START

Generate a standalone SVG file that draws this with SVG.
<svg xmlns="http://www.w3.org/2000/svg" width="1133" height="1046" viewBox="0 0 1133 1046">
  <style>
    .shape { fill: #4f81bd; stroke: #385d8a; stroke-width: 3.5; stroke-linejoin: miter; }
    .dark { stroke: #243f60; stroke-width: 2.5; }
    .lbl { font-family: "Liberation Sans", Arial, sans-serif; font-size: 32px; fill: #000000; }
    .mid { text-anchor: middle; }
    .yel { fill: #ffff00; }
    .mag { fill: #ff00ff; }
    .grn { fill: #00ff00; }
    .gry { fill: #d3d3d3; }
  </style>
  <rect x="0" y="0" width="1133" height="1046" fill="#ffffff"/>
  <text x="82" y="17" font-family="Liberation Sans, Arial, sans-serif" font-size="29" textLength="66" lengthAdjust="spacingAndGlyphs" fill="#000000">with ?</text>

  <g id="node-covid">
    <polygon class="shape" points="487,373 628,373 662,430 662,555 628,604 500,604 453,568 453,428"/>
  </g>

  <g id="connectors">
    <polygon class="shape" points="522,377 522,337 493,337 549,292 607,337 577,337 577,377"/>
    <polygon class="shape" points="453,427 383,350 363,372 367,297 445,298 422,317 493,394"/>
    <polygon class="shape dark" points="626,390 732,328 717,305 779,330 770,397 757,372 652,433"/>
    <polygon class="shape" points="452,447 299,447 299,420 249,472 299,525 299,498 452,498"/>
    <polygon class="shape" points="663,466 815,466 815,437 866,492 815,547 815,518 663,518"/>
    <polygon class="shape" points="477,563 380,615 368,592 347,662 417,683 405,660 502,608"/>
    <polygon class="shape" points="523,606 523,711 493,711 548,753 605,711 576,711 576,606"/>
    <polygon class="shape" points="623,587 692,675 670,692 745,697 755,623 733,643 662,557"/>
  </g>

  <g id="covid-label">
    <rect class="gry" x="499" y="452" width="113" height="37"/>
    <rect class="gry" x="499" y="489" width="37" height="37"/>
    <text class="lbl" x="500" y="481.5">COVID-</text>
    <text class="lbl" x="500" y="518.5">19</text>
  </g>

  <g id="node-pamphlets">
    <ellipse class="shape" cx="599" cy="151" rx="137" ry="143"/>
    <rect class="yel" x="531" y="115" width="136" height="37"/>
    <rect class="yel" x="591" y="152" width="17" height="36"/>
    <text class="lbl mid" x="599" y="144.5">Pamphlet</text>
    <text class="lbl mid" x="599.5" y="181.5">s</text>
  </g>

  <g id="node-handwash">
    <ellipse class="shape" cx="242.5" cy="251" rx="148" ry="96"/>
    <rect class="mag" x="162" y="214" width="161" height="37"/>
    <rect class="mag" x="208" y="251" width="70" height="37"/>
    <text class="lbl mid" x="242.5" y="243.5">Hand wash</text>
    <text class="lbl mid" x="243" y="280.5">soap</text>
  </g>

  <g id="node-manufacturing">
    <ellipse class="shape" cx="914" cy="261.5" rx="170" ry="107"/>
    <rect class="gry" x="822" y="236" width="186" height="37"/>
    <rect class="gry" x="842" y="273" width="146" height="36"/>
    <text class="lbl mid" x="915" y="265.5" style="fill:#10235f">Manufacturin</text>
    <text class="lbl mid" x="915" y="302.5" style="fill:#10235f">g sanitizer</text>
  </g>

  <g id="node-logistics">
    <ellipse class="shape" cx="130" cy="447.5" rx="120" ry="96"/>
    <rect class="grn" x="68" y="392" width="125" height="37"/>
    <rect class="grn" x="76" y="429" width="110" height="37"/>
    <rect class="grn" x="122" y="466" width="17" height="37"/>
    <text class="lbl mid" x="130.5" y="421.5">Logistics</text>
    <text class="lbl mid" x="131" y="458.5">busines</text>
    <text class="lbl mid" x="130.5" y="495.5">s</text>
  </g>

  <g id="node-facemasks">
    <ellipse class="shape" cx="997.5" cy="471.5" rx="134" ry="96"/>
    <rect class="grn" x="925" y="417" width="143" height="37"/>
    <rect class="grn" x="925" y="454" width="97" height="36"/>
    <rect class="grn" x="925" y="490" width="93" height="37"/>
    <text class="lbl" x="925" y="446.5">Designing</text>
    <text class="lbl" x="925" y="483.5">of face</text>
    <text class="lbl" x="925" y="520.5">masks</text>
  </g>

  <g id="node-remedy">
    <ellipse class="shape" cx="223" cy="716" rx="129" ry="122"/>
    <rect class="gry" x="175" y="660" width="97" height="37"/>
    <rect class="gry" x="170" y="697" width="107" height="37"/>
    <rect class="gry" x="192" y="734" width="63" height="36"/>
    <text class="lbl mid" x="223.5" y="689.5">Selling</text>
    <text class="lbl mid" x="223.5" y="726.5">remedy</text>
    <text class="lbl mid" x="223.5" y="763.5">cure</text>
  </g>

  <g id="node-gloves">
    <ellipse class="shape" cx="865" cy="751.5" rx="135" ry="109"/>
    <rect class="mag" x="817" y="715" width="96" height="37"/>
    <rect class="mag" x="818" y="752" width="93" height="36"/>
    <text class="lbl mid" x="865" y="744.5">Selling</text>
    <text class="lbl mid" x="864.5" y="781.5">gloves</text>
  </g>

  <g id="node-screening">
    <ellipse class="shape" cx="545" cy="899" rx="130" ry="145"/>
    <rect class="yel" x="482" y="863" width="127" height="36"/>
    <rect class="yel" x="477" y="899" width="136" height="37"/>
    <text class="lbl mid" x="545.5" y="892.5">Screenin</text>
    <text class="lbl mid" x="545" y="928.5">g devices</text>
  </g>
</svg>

END

- TASK BRIEF
Copy every line verbatim.

- RESULT FOR THIS TASK
Generate a standalone SVG file that draws this with SVG.
<svg xmlns="http://www.w3.org/2000/svg" width="1133" height="1046" viewBox="0 0 1133 1046">
  <style>
    .shape { fill: #4f81bd; stroke: #385d8a; stroke-width: 3.5; stroke-linejoin: miter; }
    .dark { stroke: #243f60; stroke-width: 2.5; }
    .lbl { font-family: "Liberation Sans", Arial, sans-serif; font-size: 32px; fill: #000000; }
    .mid { text-anchor: middle; }
    .yel { fill: #ffff00; }
    .mag { fill: #ff00ff; }
    .grn { fill: #00ff00; }
    .gry { fill: #d3d3d3; }
  </style>
  <rect x="0" y="0" width="1133" height="1046" fill="#ffffff"/>
  <text x="82" y="17" font-family="Liberation Sans, Arial, sans-serif" font-size="29" textLength="66" lengthAdjust="spacingAndGlyphs" fill="#000000">with ?</text>

  <g id="node-covid">
    <polygon class="shape" points="487,373 628,373 662,430 662,555 628,604 500,604 453,568 453,428"/>
  </g>

  <g id="connectors">
    <polygon class="shape" points="522,377 522,337 493,337 549,292 607,337 577,337 577,377"/>
    <polygon class="shape" points="453,427 383,350 363,372 367,297 445,298 422,317 493,394"/>
    <polygon class="shape dark" points="626,390 732,328 717,305 779,330 770,397 757,372 652,433"/>
    <polygon class="shape" points="452,447 299,447 299,420 249,472 299,525 299,498 452,498"/>
    <polygon class="shape" points="663,466 815,466 815,437 866,492 815,547 815,518 663,518"/>
    <polygon class="shape" points="477,563 380,615 368,592 347,662 417,683 405,660 502,608"/>
    <polygon class="shape" points="523,606 523,711 493,711 548,753 605,711 576,711 576,606"/>
    <polygon class="shape" points="623,587 692,675 670,692 745,697 755,623 733,643 662,557"/>
  </g>

  <g id="covid-label">
    <rect class="gry" x="499" y="452" width="113" height="37"/>
    <rect class="gry" x="499" y="489" width="37" height="37"/>
    <text class="lbl" x="500" y="481.5">COVID-</text>
    <text class="lbl" x="500" y="518.5">19</text>
  </g>

  <g id="node-pamphlets">
    <ellipse class="shape" cx="599" cy="151" rx="137" ry="143"/>
    <rect class="yel" x="531" y="115" width="136" height="37"/>
    <rect class="yel" x="591" y="152" width="17" height="36"/>
    <text class="lbl mid" x="599" y="144.5">Pamphlet</text>
    <text class="lbl mid" x="599.5" y="181.5">s</text>
  </g>

  <g id="node-handwash">
    <ellipse class="shape" cx="242.5" cy="251" rx="148" ry="96"/>
    <rect class="mag" x="162" y="214" width="161" height="37"/>
    <rect class="mag" x="208" y="251" width="70" height="37"/>
    <text class="lbl mid" x="242.5" y="243.5">Hand wash</text>
    <text class="lbl mid" x="243" y="280.5">soap</text>
  </g>

  <g id="node-manufacturing">
    <ellipse class="shape" cx="914" cy="261.5" rx="170" ry="107"/>
    <rect class="gry" x="822" y="236" width="186" height="37"/>
    <rect class="gry" x="842" y="273" width="146" height="36"/>
    <text class="lbl mid" x="915" y="265.5" style="fill:#10235f">Manufacturin</text>
    <text class="lbl mid" x="915" y="302.5" style="fill:#10235f">g sanitizer</text>
  </g>

  <g id="node-logistics">
    <ellipse class="shape" cx="130" cy="447.5" rx="120" ry="96"/>
    <rect class="grn" x="68" y="392" width="125" height="37"/>
    <rect class="grn" x="76" y="429" width="110" height="37"/>
    <rect class="grn" x="122" y="466" width="17" height="37"/>
    <text class="lbl mid" x="130.5" y="421.5">Logistics</text>
    <text class="lbl mid" x="131" y="458.5">busines</text>
    <text class="lbl mid" x="130.5" y="495.5">s</text>
  </g>

  <g id="node-facemasks">
    <ellipse class="shape" cx="997.5" cy="471.5" rx="134" ry="96"/>
    <rect class="grn" x="925" y="417" width="143" height="37"/>
    <rect class="grn" x="925" y="454" width="97" height="36"/>
    <rect class="grn" x="925" y="490" width="93" height="37"/>
    <text class="lbl" x="925" y="446.5">Designing</text>
    <text class="lbl" x="925" y="483.5">of face</text>
    <text class="lbl" x="925" y="520.5">masks</text>
  </g>

  <g id="node-remedy">
    <ellipse class="shape" cx="223" cy="716" rx="129" ry="122"/>
    <rect class="gry" x="175" y="660" width="97" height="37"/>
    <rect class="gry" x="170" y="697" width="107" height="37"/>
    <rect class="gry" x="192" y="734" width="63" height="36"/>
    <text class="lbl mid" x="223.5" y="689.5">Selling</text>
    <text class="lbl mid" x="223.5" y="726.5">remedy</text>
    <text class="lbl mid" x="223.5" y="763.5">cure</text>
  </g>

  <g id="node-gloves">
    <ellipse class="shape" cx="865" cy="751.5" rx="135" ry="109"/>
    <rect class="mag" x="817" y="715" width="96" height="37"/>
    <rect class="mag" x="818" y="752" width="93" height="36"/>
    <text class="lbl mid" x="865" y="744.5">Selling</text>
    <text class="lbl mid" x="864.5" y="781.5">gloves</text>
  </g>

  <g id="node-screening">
    <ellipse class="shape" cx="545" cy="899" rx="130" ry="145"/>
    <rect class="yel" x="482" y="863" width="127" height="36"/>
    <rect class="yel" x="477" y="899" width="136" height="37"/>
    <text class="lbl mid" x="545.5" y="892.5">Screenin</text>
    <text class="lbl mid" x="545" y="928.5">g devices</text>
  </g>
</svg>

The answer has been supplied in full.